-- begin INPUT ROWS --

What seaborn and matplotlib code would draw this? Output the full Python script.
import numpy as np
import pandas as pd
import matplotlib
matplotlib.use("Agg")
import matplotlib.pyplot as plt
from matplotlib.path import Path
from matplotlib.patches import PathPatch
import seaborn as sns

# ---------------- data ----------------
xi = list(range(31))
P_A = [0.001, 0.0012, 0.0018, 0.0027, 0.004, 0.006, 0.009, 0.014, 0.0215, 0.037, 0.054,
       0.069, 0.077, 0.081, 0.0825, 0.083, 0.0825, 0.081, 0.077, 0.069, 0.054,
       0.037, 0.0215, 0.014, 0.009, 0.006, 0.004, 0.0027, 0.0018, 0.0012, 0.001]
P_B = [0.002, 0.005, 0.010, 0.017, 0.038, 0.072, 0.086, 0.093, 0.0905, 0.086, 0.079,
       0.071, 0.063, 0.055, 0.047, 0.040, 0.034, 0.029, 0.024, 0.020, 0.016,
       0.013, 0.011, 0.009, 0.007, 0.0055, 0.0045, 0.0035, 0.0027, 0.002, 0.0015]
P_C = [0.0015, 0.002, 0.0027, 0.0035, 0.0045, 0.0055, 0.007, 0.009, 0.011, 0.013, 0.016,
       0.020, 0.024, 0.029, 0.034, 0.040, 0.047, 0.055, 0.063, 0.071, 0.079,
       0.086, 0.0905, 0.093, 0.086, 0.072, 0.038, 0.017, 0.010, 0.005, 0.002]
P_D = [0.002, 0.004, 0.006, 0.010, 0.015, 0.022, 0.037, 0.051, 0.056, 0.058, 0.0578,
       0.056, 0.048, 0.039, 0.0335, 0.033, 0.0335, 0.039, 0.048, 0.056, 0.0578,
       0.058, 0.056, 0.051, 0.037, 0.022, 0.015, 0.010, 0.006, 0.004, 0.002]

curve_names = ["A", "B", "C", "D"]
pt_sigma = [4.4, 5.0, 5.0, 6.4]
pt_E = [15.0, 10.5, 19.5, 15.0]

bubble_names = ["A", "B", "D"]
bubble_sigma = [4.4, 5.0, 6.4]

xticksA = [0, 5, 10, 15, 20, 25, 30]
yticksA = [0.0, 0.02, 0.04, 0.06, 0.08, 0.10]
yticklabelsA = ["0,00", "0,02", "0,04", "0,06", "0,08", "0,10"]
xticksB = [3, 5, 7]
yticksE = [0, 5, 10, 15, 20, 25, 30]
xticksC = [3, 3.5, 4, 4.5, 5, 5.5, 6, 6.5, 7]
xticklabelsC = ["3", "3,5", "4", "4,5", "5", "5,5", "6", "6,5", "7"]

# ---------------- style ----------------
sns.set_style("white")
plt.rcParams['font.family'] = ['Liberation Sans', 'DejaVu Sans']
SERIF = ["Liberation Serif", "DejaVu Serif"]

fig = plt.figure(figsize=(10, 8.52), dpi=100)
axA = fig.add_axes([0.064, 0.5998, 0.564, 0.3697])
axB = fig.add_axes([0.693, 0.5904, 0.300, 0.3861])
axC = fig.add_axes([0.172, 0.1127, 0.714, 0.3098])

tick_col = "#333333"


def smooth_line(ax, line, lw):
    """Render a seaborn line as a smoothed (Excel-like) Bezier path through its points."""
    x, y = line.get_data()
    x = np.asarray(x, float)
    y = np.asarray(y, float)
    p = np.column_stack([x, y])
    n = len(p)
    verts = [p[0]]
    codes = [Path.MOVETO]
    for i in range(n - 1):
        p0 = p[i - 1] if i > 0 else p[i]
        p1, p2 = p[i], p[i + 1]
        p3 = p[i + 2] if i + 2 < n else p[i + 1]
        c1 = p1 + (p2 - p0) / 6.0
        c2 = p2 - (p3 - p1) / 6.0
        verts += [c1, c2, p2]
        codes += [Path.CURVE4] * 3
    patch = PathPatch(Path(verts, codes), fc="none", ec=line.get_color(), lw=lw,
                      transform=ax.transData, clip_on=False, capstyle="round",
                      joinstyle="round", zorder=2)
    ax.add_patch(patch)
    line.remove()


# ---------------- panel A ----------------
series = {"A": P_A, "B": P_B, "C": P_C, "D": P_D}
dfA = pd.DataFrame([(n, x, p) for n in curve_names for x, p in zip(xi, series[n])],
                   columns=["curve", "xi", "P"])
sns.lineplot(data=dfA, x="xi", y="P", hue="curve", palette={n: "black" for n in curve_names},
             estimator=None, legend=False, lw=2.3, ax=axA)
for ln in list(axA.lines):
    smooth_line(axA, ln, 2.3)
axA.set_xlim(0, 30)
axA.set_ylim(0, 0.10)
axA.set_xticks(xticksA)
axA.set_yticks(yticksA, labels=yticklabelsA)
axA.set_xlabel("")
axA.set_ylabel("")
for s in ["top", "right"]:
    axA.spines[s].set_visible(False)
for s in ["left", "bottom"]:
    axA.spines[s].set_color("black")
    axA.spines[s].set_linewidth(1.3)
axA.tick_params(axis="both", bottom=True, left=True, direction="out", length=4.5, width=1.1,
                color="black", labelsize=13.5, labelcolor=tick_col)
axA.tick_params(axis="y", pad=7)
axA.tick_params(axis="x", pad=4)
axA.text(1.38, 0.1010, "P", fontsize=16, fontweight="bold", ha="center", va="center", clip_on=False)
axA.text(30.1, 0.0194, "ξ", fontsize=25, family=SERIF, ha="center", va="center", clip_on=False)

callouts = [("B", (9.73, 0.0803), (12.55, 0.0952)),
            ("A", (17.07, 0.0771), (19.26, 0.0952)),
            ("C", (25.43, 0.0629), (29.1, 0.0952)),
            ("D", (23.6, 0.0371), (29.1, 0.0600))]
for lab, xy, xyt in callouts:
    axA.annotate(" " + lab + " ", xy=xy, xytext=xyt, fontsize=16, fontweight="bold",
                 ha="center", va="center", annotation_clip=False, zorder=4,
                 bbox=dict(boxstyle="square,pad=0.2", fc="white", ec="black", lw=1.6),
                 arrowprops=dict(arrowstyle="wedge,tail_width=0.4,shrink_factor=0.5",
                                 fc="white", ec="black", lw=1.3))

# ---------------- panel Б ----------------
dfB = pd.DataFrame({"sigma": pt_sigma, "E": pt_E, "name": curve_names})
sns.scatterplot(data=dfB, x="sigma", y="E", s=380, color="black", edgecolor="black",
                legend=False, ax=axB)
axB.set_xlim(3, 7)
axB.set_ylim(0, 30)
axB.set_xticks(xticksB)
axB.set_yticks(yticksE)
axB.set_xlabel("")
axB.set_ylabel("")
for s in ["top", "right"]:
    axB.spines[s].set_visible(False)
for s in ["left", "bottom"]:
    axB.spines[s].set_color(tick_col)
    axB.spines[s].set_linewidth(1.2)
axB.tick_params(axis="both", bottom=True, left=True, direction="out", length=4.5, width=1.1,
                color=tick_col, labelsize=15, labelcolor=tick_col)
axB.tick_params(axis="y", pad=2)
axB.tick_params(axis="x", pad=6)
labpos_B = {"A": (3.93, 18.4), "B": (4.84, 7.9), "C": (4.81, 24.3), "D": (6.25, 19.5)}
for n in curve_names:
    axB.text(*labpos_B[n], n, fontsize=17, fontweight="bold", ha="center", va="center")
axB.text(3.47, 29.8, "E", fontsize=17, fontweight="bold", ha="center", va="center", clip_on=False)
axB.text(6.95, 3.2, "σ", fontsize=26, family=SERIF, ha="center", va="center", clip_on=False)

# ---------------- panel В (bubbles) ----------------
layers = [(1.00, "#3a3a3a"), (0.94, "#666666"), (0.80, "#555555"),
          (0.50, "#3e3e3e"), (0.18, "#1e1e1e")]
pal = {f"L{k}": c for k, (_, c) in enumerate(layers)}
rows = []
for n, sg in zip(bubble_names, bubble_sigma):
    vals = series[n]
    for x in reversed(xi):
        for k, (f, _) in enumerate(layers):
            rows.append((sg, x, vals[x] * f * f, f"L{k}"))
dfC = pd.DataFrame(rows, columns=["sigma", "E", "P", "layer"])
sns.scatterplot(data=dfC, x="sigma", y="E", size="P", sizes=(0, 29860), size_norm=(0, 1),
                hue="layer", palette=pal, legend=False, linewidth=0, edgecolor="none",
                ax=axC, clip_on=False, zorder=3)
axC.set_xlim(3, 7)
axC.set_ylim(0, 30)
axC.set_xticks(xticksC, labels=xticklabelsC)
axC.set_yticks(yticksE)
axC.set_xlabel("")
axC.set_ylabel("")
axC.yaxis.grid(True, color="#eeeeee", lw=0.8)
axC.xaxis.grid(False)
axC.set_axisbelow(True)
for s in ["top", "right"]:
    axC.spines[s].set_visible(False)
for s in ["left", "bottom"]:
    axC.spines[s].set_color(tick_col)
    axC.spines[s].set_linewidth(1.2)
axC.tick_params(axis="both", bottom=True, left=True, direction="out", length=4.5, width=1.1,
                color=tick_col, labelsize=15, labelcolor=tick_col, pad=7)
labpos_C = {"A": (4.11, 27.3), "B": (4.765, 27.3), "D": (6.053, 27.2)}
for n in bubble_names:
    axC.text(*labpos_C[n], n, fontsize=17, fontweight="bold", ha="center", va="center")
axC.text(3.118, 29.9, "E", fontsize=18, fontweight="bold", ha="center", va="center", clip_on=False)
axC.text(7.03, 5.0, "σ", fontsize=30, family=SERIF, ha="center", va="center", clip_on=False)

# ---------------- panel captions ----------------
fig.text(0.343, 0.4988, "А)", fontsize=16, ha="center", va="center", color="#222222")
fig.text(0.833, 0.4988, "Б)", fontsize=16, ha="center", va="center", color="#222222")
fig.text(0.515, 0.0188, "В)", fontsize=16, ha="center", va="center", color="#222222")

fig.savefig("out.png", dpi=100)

-- end INPUT ROWS --
-- begin INPUT ROWS --

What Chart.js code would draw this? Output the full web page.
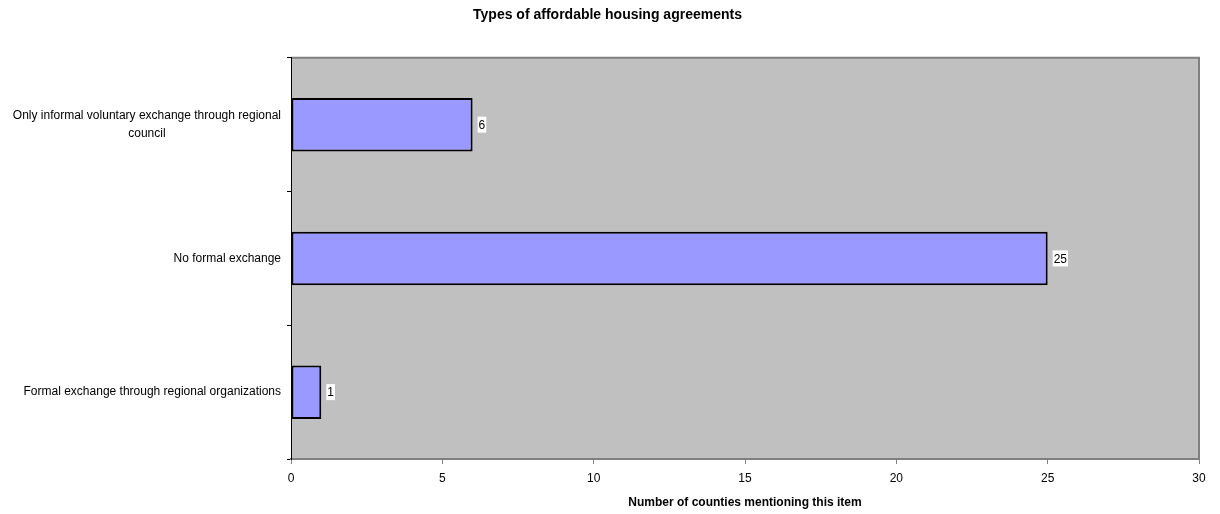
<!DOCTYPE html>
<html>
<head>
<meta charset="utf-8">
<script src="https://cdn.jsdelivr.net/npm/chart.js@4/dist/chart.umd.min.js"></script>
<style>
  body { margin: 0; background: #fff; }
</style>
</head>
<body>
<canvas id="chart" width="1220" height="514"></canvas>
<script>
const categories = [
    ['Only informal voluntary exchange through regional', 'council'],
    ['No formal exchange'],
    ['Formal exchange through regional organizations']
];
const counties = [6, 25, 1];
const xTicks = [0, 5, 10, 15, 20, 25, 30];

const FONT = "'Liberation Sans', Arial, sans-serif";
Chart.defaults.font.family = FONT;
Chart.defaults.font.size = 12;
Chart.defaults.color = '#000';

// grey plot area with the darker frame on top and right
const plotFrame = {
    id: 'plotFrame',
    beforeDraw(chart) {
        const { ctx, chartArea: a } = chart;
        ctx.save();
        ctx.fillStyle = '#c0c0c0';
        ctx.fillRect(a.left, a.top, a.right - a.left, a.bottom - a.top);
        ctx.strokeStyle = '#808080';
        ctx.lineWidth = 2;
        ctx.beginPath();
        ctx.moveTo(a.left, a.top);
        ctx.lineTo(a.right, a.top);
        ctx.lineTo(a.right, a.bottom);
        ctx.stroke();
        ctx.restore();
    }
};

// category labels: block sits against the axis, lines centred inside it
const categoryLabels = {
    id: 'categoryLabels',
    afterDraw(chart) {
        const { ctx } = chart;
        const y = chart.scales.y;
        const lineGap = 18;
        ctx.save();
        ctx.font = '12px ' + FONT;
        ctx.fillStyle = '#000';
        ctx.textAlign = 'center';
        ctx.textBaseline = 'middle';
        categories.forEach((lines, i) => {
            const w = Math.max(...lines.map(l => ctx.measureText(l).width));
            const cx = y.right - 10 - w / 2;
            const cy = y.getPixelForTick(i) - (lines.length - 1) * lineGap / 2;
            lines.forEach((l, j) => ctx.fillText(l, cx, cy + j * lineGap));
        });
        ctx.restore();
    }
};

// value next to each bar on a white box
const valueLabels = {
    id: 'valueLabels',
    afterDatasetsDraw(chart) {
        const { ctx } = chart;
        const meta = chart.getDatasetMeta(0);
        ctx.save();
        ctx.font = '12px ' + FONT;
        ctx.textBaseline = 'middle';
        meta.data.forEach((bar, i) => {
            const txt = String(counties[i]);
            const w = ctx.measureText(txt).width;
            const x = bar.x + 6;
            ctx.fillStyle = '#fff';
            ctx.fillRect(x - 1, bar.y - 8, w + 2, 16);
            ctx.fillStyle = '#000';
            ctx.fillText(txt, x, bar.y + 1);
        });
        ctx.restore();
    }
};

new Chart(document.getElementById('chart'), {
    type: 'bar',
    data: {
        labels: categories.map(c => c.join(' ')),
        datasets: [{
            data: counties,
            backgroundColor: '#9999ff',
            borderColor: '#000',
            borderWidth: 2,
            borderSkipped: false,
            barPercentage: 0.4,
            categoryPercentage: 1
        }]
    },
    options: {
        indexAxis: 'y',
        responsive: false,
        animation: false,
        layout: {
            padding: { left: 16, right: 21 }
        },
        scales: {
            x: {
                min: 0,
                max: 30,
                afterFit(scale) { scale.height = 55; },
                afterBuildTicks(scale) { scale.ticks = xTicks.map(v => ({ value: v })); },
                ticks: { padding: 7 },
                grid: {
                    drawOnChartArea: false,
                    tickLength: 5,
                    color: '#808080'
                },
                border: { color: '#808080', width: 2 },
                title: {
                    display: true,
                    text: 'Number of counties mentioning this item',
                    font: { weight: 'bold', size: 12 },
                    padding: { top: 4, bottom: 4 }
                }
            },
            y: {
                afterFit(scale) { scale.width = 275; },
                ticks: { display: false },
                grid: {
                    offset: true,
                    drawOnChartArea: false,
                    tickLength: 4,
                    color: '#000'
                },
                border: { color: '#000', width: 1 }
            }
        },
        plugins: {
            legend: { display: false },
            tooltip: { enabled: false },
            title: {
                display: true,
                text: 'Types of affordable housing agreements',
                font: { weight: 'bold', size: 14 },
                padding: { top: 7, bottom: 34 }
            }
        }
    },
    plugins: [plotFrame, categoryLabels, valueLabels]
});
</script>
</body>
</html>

-- end INPUT ROWS --

Where a line holds "would", copy it out.

# SOLUTION FOR THIS EXERCISE
What seaborn and matplotlib code would draw this? Output the full Python script.
What Chart.js code would draw this? Output the full web page.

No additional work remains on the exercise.